*Requirement*. Reproduce the data exactly and drop any pictures it holds.

*Data provided*.

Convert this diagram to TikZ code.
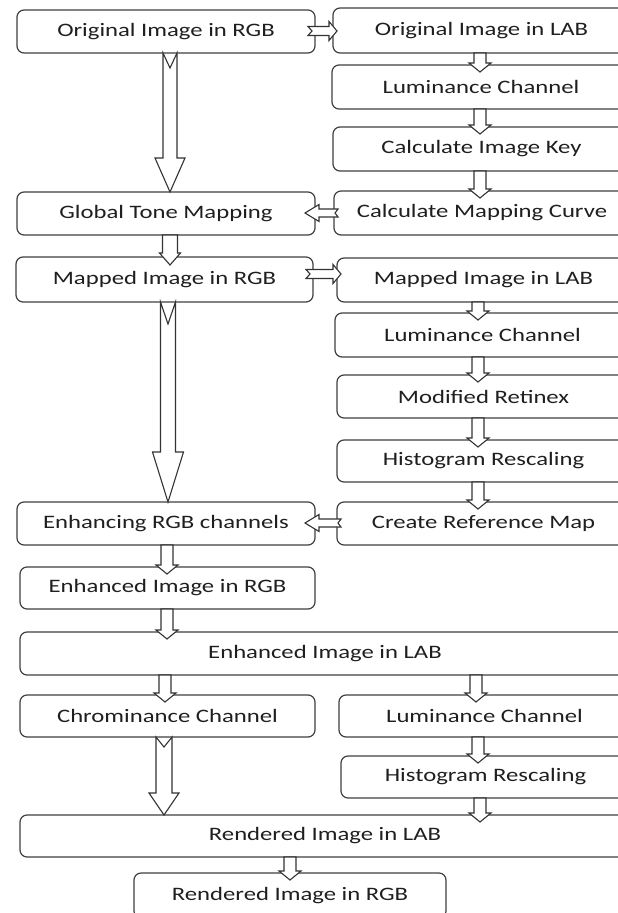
\documentclass[tikz,border=0pt]{standalone}
\usepackage{fontspec}
\setmainfont{Carlito}[FakeStretch=1.3]
\usetikzlibrary{calc}
\tikzset{
  boxst/.style={draw=black!75, line width=1.2pt, rounded corners=7pt, fill=white,
    inner sep=0pt, outer sep=0pt, font=\fontsize{19}{22}\selectfont, text=black!88},
  arrst/.style={draw=black!80, line width=1.1pt, fill=white, line join=miter},
}
% box: name, x1, y1, x2, y2, text (pixels, y downward)
\newcommand\bx[6]{\node[boxst, minimum width={(#4-#2)*1pt}, minimum height={(#5-#3)*1pt}] (#1) at ({(#2+#4)/2},{(#3+#5)/2}) {#6};}
% down arrow: from, to, x, shaft half, head half, head base above target top, tip below target top, notch
\newcommand\dnar[8]{\draw[arrst] let \p1=(#1.south), \p2=(#2.north) in
  (#3pt-#4pt,\y1) -- (#3pt-#4pt,\y2+#6pt) -- (#3pt-#5pt,\y2+#6pt) -- (#3pt,\y2-#7pt)
  -- (#3pt+#5pt,\y2+#6pt) -- (#3pt+#4pt,\y2+#6pt) -- (#3pt+#4pt,\y1) -- (#3pt,\y1-#8pt) -- cycle;}
% right arrow: left node, right node, y
\newcommand\rar[3]{\draw[arrst] let \p1=(#1.east), \p2=(#2.west) in
  (\x1-7pt,-#3pt+4.5pt) -- (\x2-4pt,-#3pt+4.5pt) -- (\x2-4pt,-#3pt+9.5pt) -- (\x2+4pt,-#3pt)
  -- (\x2-4pt,-#3pt-9.5pt) -- (\x2-4pt,-#3pt-4.5pt) -- (\x1-7pt,-#3pt-4.5pt) -- (\x1-3pt,-#3pt) -- cycle;}
% left arrow: right node, left node, y
\newcommand\lar[3]{\draw[arrst] let \p1=(#1.west), \p2=(#2.east) in
  (\x1+4pt,-#3pt+4pt) -- (\x2+4pt,-#3pt+4pt) -- (\x2+4pt,-#3pt+8.5pt) -- (\x2-10pt,-#3pt)
  -- (\x2+4pt,-#3pt-8.5pt) -- (\x2+4pt,-#3pt-4pt) -- (\x1+4pt,-#3pt-4pt) -- (\x1+1pt,-#3pt) -- cycle;}
\begin{document}
\begin{tikzpicture}[x=1pt,y=-1pt]
\useasboundingbox (0,0) rectangle (618,913);
\clip (0,0) rectangle (618,913);
\fill[white] (0,0) rectangle (618,913);
% boxes
\bx{origRGB}{17}{10}{315}{53}{Original Image in RGB}
\bx{origLAB}{333}{8}{630}{53}{Original Image in LAB}
\bx{lumA}{332}{65}{630}{109}{Luminance Channel}
\bx{calcKey}{333}{127}{630}{171}{Calculate Image Key}
\bx{calcCurve}{334}{191}{630}{235}{Calculate Mapping Curve}
\bx{globalTone}{17}{192}{315}{235}{Global Tone Mapping}
\bx{mappedRGB}{16}{257}{313}{302}{Mapped Image in RGB}
\bx{mappedLAB}{337}{258}{630}{302}{Mapped Image in LAB}
\bx{lumB}{335}{313}{630}{357}{Luminance Channel}
\bx{retinex}{337}{375}{630}{418}{Modified Retinex}
\bx{histA}{337}{440}{630}{482}{Histogram Rescaling}
\bx{refMap}{337}{502}{630}{545}{Create Reference Map}
\bx{enhancing}{17}{502}{315}{545}{Enhancing RGB channels}
\bx{enhRGB}{20}{567}{315}{609}{Enhanced Image in RGB}
\bx{enhLAB}{20}{632}{630}{675}{Enhanced Image in LAB}
\bx{chrom}{20}{695}{315}{737}{Chrominance Channel}
\bx{lumC}{339}{695}{630}{737}{Luminance Channel}
\bx{histB}{341}{756}{630}{798}{Histogram Rescaling}
\bx{rendLAB}{20}{815}{630}{857}{Rendered Image in LAB}
\bx{rendRGB}{134}{873}{446}{918}{Rendered Image in RGB}
% horizontal arrows
\rar{origRGB}{origLAB}{31}
\lar{calcCurve}{globalTone}{213}
\rar{mappedRGB}{mappedLAB}{274}
\lar{refMap}{enhancing}{523}
% big arrows
\dnar{origRGB}{globalTone}{170}{7}{15}{34}{0}{15}
\dnar{mappedRGB}{enhancing}{168}{7.5}{15.5}{50}{0}{22}
\dnar{chrom}{rendLAB}{164}{8}{15}{22}{0}{10}
% medium / small arrows
\dnar{globalTone}{mappedRGB}{170}{7.5}{10.5}{4}{8}{0}
\dnar{origLAB}{lumA}{480}{6}{11}{2}{7}{0}
\dnar{lumA}{calcKey}{480}{6}{11}{2}{7}{0}
\dnar{calcKey}{calcCurve}{480}{6}{11}{2}{7}{0}
\dnar{mappedLAB}{lumB}{478}{6}{11}{2}{7}{0}
\dnar{lumB}{retinex}{478}{6}{11}{2}{7}{0}
\dnar{retinex}{histA}{478}{6}{11}{2}{7}{0}
\dnar{histA}{refMap}{478}{6}{11}{2}{7}{0}
\dnar{enhancing}{enhRGB}{167}{6}{11}{2}{7}{0}
\dnar{enhRGB}{enhLAB}{167}{6}{11}{2}{7}{0}
\dnar{enhLAB}{chrom}{165}{6}{11}{2}{7}{0}
\dnar{enhLAB}{lumC}{476}{6}{11}{2}{7}{0}
\dnar{lumC}{histB}{478}{6}{11}{2}{7}{0}
\dnar{histB}{rendLAB}{480}{6}{11}{2}{7}{0}
\dnar{rendLAB}{rendRGB}{290}{6}{11}{2}{7}{0}
\end{tikzpicture}
\end{document}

*The output*.
Convert this diagram to TikZ code.
\documentclass[tikz,border=0pt]{standalone}
\usepackage{fontspec}
\setmainfont{Carlito}[FakeStretch=1.3]
\usetikzlibrary{calc}
\tikzset{
  boxst/.style={draw=black!75, line width=1.2pt, rounded corners=7pt, fill=white,
    inner sep=0pt, outer sep=0pt, font=\fontsize{19}{22}\selectfont, text=black!88},
  arrst/.style={draw=black!80, line width=1.1pt, fill=white, line join=miter},
}
% box: name, x1, y1, x2, y2, text (pixels, y downward)
\newcommand\bx[6]{\node[boxst, minimum width={(#4-#2)*1pt}, minimum height={(#5-#3)*1pt}] (#1) at ({(#2+#4)/2},{(#3+#5)/2}) {#6};}
% down arrow: from, to, x, shaft half, head half, head base above target top, tip below target top, notch
\newcommand\dnar[8]{\draw[arrst] let \p1=(#1.south), \p2=(#2.north) in
  (#3pt-#4pt,\y1) -- (#3pt-#4pt,\y2+#6pt) -- (#3pt-#5pt,\y2+#6pt) -- (#3pt,\y2-#7pt)
  -- (#3pt+#5pt,\y2+#6pt) -- (#3pt+#4pt,\y2+#6pt) -- (#3pt+#4pt,\y1) -- (#3pt,\y1-#8pt) -- cycle;}
% right arrow: left node, right node, y
\newcommand\rar[3]{\draw[arrst] let \p1=(#1.east), \p2=(#2.west) in
  (\x1-7pt,-#3pt+4.5pt) -- (\x2-4pt,-#3pt+4.5pt) -- (\x2-4pt,-#3pt+9.5pt) -- (\x2+4pt,-#3pt)
  -- (\x2-4pt,-#3pt-9.5pt) -- (\x2-4pt,-#3pt-4.5pt) -- (\x1-7pt,-#3pt-4.5pt) -- (\x1-3pt,-#3pt) -- cycle;}
% left arrow: right node, left node, y
\newcommand\lar[3]{\draw[arrst] let \p1=(#1.west), \p2=(#2.east) in
  (\x1+4pt,-#3pt+4pt) -- (\x2+4pt,-#3pt+4pt) -- (\x2+4pt,-#3pt+8.5pt) -- (\x2-10pt,-#3pt)
  -- (\x2+4pt,-#3pt-8.5pt) -- (\x2+4pt,-#3pt-4pt) -- (\x1+4pt,-#3pt-4pt) -- (\x1+1pt,-#3pt) -- cycle;}
\begin{document}
\begin{tikzpicture}[x=1pt,y=-1pt]
\useasboundingbox (0,0) rectangle (618,913);
\clip (0,0) rectangle (618,913);
\fill[white] (0,0) rectangle (618,913);
% boxes
\bx{origRGB}{17}{10}{315}{53}{Original Image in RGB}
\bx{origLAB}{333}{8}{630}{53}{Original Image in LAB}
\bx{lumA}{332}{65}{630}{109}{Luminance Channel}
\bx{calcKey}{333}{127}{630}{171}{Calculate Image Key}
\bx{calcCurve}{334}{191}{630}{235}{Calculate Mapping Curve}
\bx{globalTone}{17}{192}{315}{235}{Global Tone Mapping}
\bx{mappedRGB}{16}{257}{313}{302}{Mapped Image in RGB}
\bx{mappedLAB}{337}{258}{630}{302}{Mapped Image in LAB}
\bx{lumB}{335}{313}{630}{357}{Luminance Channel}
\bx{retinex}{337}{375}{630}{418}{Modified Retinex}
\bx{histA}{337}{440}{630}{482}{Histogram Rescaling}
\bx{refMap}{337}{502}{630}{545}{Create Reference Map}
\bx{enhancing}{17}{502}{315}{545}{Enhancing RGB channels}
\bx{enhRGB}{20}{567}{315}{609}{Enhanced Image in RGB}
\bx{enhLAB}{20}{632}{630}{675}{Enhanced Image in LAB}
\bx{chrom}{20}{695}{315}{737}{Chrominance Channel}
\bx{lumC}{339}{695}{630}{737}{Luminance Channel}
\bx{histB}{341}{756}{630}{798}{Histogram Rescaling}
\bx{rendLAB}{20}{815}{630}{857}{Rendered Image in LAB}
\bx{rendRGB}{134}{873}{446}{918}{Rendered Image in RGB}
% horizontal arrows
\rar{origRGB}{origLAB}{31}
\lar{calcCurve}{globalTone}{213}
\rar{mappedRGB}{mappedLAB}{274}
\lar{refMap}{enhancing}{523}
% big arrows
\dnar{origRGB}{globalTone}{170}{7}{15}{34}{0}{15}
\dnar{mappedRGB}{enhancing}{168}{7.5}{15.5}{50}{0}{22}
\dnar{chrom}{rendLAB}{164}{8}{15}{22}{0}{10}
% medium / small arrows
\dnar{globalTone}{mappedRGB}{170}{7.5}{10.5}{4}{8}{0}
\dnar{origLAB}{lumA}{480}{6}{11}{2}{7}{0}
\dnar{lumA}{calcKey}{480}{6}{11}{2}{7}{0}
\dnar{calcKey}{calcCurve}{480}{6}{11}{2}{7}{0}
\dnar{mappedLAB}{lumB}{478}{6}{11}{2}{7}{0}
\dnar{lumB}{retinex}{478}{6}{11}{2}{7}{0}
\dnar{retinex}{histA}{478}{6}{11}{2}{7}{0}
\dnar{histA}{refMap}{478}{6}{11}{2}{7}{0}
\dnar{enhancing}{enhRGB}{167}{6}{11}{2}{7}{0}
\dnar{enhRGB}{enhLAB}{167}{6}{11}{2}{7}{0}
\dnar{enhLAB}{chrom}{165}{6}{11}{2}{7}{0}
\dnar{enhLAB}{lumC}{476}{6}{11}{2}{7}{0}
\dnar{lumC}{histB}{478}{6}{11}{2}{7}{0}
\dnar{histB}{rendLAB}{480}{6}{11}{2}{7}{0}
\dnar{rendLAB}{rendRGB}{290}{6}{11}{2}{7}{0}
\end{tikzpicture}
\end{document}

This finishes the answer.